At the heart of all these changes are the huge container ships that loom alongside the quays at London Gateway. Container lines purchased bigger vessels to benefit from efficiencies of scale when moving containers between Asia’s manufacturing hubs and Europe and North America.
Among the vessels regularly calling at London Gateway is the Cap San Artemissio, operated by Germany’s Hamburg Süd, measuring 333m in length, 48m in breadth and capable of carrying 9,600 20ft containers. The port is also designed to handle new, even larger vessels such as Mediterranean Shipping Company’s Gülsün, launched this year and capable of carrying 23,756 20ft boxes.
Ports around the world have scrambled to buy taller cranes and introduce more efficient container-handling systems to cope with such behemoths.
But Mr Power says the “biggest implication” of the potential decline in the importance of labour costs is that far less trade will be intercontinental, and far more will be shorter-distance, regional traffic. Manufacturing for western Europe could be focused in eastern Europe or Turkey, while manufacturing for the US and Canada is likely to centre on Mexico.

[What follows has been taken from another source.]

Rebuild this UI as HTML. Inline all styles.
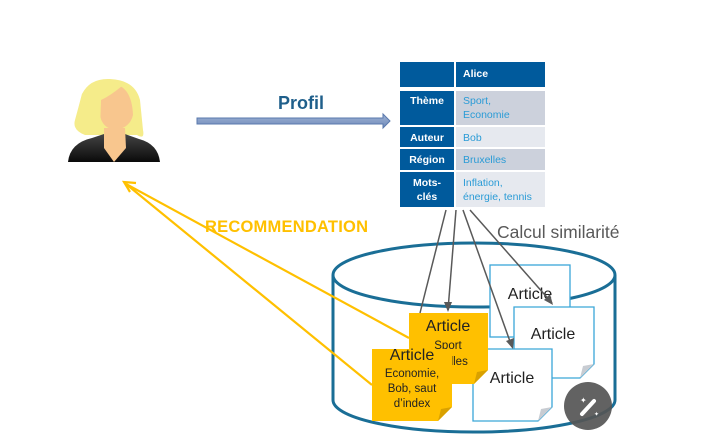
<!DOCTYPE html>
<html><head><meta charset="utf-8"><style>
html,body{margin:0;padding:0;background:#fff;}
svg{display:block;font-family:"Liberation Sans",sans-serif;}
</style></head><body>
<svg width="726" height="439" viewBox="0 0 726 439" xmlns="http://www.w3.org/2000/svg">
<defs>
<linearGradient id="arr" x1="0" y1="0" x2="0" y2="1"><stop offset="0" stop-color="#9fb3d6"/><stop offset="1" stop-color="#6f89b8"/></linearGradient>
<linearGradient id="suit" x1="0" y1="0" x2="0" y2="1"><stop offset="0" stop-color="#444"/><stop offset="1" stop-color="#0a0a0a"/></linearGradient>
</defs>
<!-- person -->
<path d="M82 94 Q90 78 110 79 Q135 80 140 100 L143 130 Q145 140 137 135 L85 135 Q72 130 75 120 Z" fill="#f5ec8a"/>
<path d="M68 162 Q70 143 92 138 L104 134 L125 134 L139 139 Q158 144 160 162 Z" fill="url(#suit)"/>
<path d="M104 128 L104 148 L114 162 L126 148 L125 128 Z" fill="#f8c68e"/>
<path d="M101 98 Q110 88 120 86 Q132 92 133 115 Q130 128 115 130 Q102 128 100 115 Z" fill="#f8c68e"/>
<path d="M82 94 Q92 82 122 86 Q110 96 101 100 L100 130 Q90 128 76 122 Q78 110 82 94 Z" fill="#f5ec8a"/>
<!-- profil arrow -->
<path d="M197 118 L383 118 L383 114 L390 121 L383 128 L383 124 L197 124 Z" fill="url(#arr)" stroke="#5a79ad" stroke-width="1"/>
<text x="278" y="109" font-size="18" font-weight="bold" fill="#1f5f8b">Profil</text>
<!-- table -->
<g font-size="10.5">
<rect x="400" y="62" width="54" height="25" fill="#005a9c"/><rect x="456" y="62" width="89" height="25" fill="#005a9c"/>
<text x="463" y="77" fill="#fff" font-weight="bold">Alice</text>
<rect x="400" y="91" width="54" height="34" fill="#005a9c"/><rect x="456" y="91" width="89" height="34" fill="#ccd1dc"/>
<text x="427" y="104" fill="#fff" font-weight="bold" text-anchor="middle">Thème</text>
<text x="463" y="104" fill="#2a9bd6">Sport,</text><text x="463" y="118" fill="#2a9bd6">Economie</text>
<rect x="400" y="127" width="54" height="20" fill="#005a9c"/><rect x="456" y="127" width="89" height="20" fill="#e6e9ef"/>
<text x="427" y="141" fill="#fff" font-weight="bold" text-anchor="middle">Auteur</text><text x="463" y="141" fill="#2a9bd6">Bob</text>
<rect x="400" y="149" width="54" height="21" fill="#005a9c"/><rect x="456" y="149" width="89" height="21" fill="#ccd1dc"/>
<text x="427" y="163" fill="#fff" font-weight="bold" text-anchor="middle">Région</text><text x="463" y="163" fill="#2a9bd6">Bruxelles</text>
<rect x="400" y="172" width="54" height="35" fill="#005a9c"/><rect x="456" y="172" width="89" height="35" fill="#e6e9ef"/>
<text x="427" y="186" fill="#fff" font-weight="bold" text-anchor="middle">Mots-</text><text x="427" y="200" fill="#fff" font-weight="bold" text-anchor="middle">clés</text>
<text x="463" y="186" fill="#2a9bd6">Inflation,</text><text x="463" y="200" fill="#2a9bd6">énergie, tennis</text>
</g>
<!-- cylinder -->
<path d="M333 275 L333 400 A141 32 0 0 0 615 400 L615 275" fill="#fff" stroke="#1a6e96" stroke-width="3"/>
<ellipse cx="474" cy="275" rx="141" ry="32" fill="none" stroke="#1a6e96" stroke-width="3"/>
<!-- white articles -->
<g font-size="16" fill="#222">
<rect x="490" y="265" width="80" height="72" fill="#fff" stroke="#3aa6d8" stroke-width="1.3"/>
<text x="530" y="299" text-anchor="middle">Article</text>
<path d="M514 307 L594 307 L594 364 L580 378 L514 378 Z" fill="#fff" stroke="#3aa6d8" stroke-width="1.3"/>
<path d="M594 364 L580 378 L583 366 Z" fill="#c8ccd2"/>
<text x="553" y="339" text-anchor="middle">Article</text>
<path d="M473 349 L552 349 L552 407 L538 421 L473 421 Z" fill="#fff" stroke="#3aa6d8" stroke-width="1.3"/>
<path d="M552 407 L538 421 L541 409 Z" fill="#c8ccd2"/>
<text x="512" y="383" text-anchor="middle">Article</text>
<!-- yellow -->
<path d="M409 313 L488 313 L488 370 L474 384 L409 384 Z" fill="#ffc000"/>
<path d="M488 370 L474 384 L477 372 Z" fill="#d9a100"/>
<text x="448" y="331" text-anchor="middle">Article</text>
<text x="448" y="349" text-anchor="middle" font-size="11.5">Sport</text>
<text x="456" y="365" text-anchor="middle" font-size="11.5">elles</text>
<path d="M372 349 L452 349 L452 407 L438 421 L372 421 Z" fill="#ffc000"/>
<path d="M452 407 L438 421 L441 409 Z" fill="#d9a100"/>
<text x="412" y="360" text-anchor="middle">Article</text>
<text x="412" y="377" text-anchor="middle" font-size="11.5">Economie,</text>
<text x="412" y="392" text-anchor="middle" font-size="11.5">Bob, saut</text>
<text x="412" y="407" text-anchor="middle" font-size="11.5">d’index</text>
</g>
<!-- gray connectors -->
<g stroke="#595959" stroke-width="1.5" fill="none">
<line x1="446" y1="210" x2="420" y2="313"/>
<line x1="456" y1="210" x2="448" y2="310"/>
<line x1="463" y1="210" x2="512" y2="347"/>
<line x1="470" y1="210" x2="552" y2="303"/>
</g>
<g fill="#595959">
<path d="M448 312 L444 302 L452 302 Z"/>
<path d="M513 349 L506 341 L514 338 Z"/>
<path d="M553 305 L544 300 L550 294 Z"/>
</g>
<text x="497" y="238" font-size="17.5" fill="#595959">Calcul similarité</text>
<!-- recommendation -->
<g stroke="#ffc000" stroke-width="2.2" fill="none">
<line x1="126" y1="184" x2="409" y2="338"/>
<line x1="126" y1="184" x2="372" y2="385"/>
<path d="M136 183 L124 182 L130 192"/>
</g>
<text x="205" y="232" font-size="16.5" font-weight="bold" fill="#ffc000" textLength="163">RECOMMENDATION</text>
<!-- magic button -->
<circle cx="588" cy="406" r="24" fill="#555" opacity="0.92"/>
<path d="M582 414 L594 401" stroke="#fff" stroke-width="4" stroke-linecap="round"/>
<text x="580" y="403" font-size="8" fill="#fff">✦</text><text x="594" y="416" font-size="6" fill="#fff">✦</text>
</svg>
</body></html>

That will put the emphasis on vessels that are quick to load and unload, rather than ones that can carry boxes at minimal cost over thousands of miles. “You need more smaller ships, rather than very big ones, because they’re doing shorter trips,” Mr Power says.
Mr Schulze is sceptical that trade patterns will change radically. Much of the produce that London Gateway handles, for example, is food travelling in refrigerated containers from the tropics and southern hemisphere.
But a shift away from long-distance traffic would have significant implications for shipping. Smaller vessels making shorter journeys between ports could prove easier to convert to electric propulsion than the intercontinental giants, which are likely to rely on some kind of hydrocarbon fuel for the foreseeable future.
A shrinking in vessel size could also revive the fortunes of river ports that have been neglected as the ever-bigger vessels were unable to make river voyages. Such a shift could bring goods closer to the big population centres often found on rivers and eliminate some environmentally-expensive, on-land movements of goods by truck.
Some of those trends are already under way at London Gateway. In 2020, Rail Operations Group, a specialist engineering company, is planning to launch a rail service from the port to London’s Liverpool Street station. This will carry goods for logistics companies and retailers, avoiding the UK capital’s congested roads.
In addition, the port is examining the possibility of starting a barge service carrying containers to a new terminal on the Thames at Hurlingham, west London.
Such a service would replicate what already happens in much of mainland Europe. “If you go to continental Europe and look at the Rhine or Elbe rivers, there’s a lot of traffic,” Mr Schulze says. “They really use them.”
Yet, however much they expect change in the future, both Mr Power and Mr Schulze agree that there will also be some continuity, even 30 years hence. Neither sees an end in sight for the steel shipping container — a building block of the global logistics system that was standardised shortly after the first container ship voyage in 1956 and has survived ever since.
“It’s a very simple and logical concept and it’s worked very well,” Mr Power says.